Wednesday, May 14, 2025

States Rights are About Power

 Donald Trump has often cited States’ Rights in his policy decisions and general opinions, which is why the hypocrisy of his executive order “Protecting American Energy from State Overreach” is so egregiously obnoxious. State overreach? I thought it was federal overreach that most conservatives find so irksome. How can a state even have overreach. It’s not infringing upon anything outside of itself. 

The tension between states’ rights and federal governance has been part of United States culture since the American Revolution. After the Revolution, each state could have become its own country. Initially, states were operating much on their own without a strong central power, but over time it became clear that more could be accomplished with stronger unity and pooling of resources. 

States rights was the rallying cry of the South leading up to the American Civil War. South Carolina became the first state to secede from the union on December 6th of 1860. South Carolina had previously threatened to secede in 1832 over tariffs imposed by the federal government on imported goods. In 1850, South Carolina faced another session crisis when California joined the United States as a free state. 

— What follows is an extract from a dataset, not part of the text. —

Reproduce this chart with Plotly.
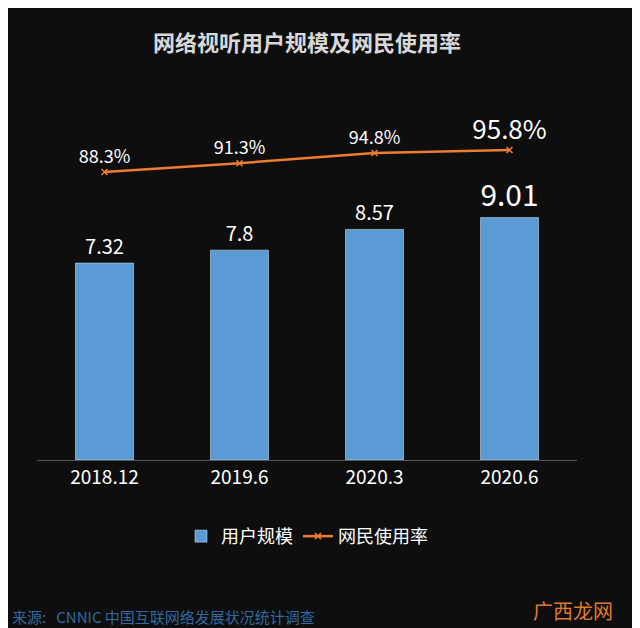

Touting the virtues of States’ Rights has long been a conservative method of infringing on human rights on issues ranging from slavery to restrictions on abortion. It’s never really about states’ rights. It’s about control. In the case of slavery, control over human property. In the case of abortion, control over women’s rights to self-determination, and in the case of this recent attempt to create polices that infringe on states’ rights to protect the environment, control over environmental resources.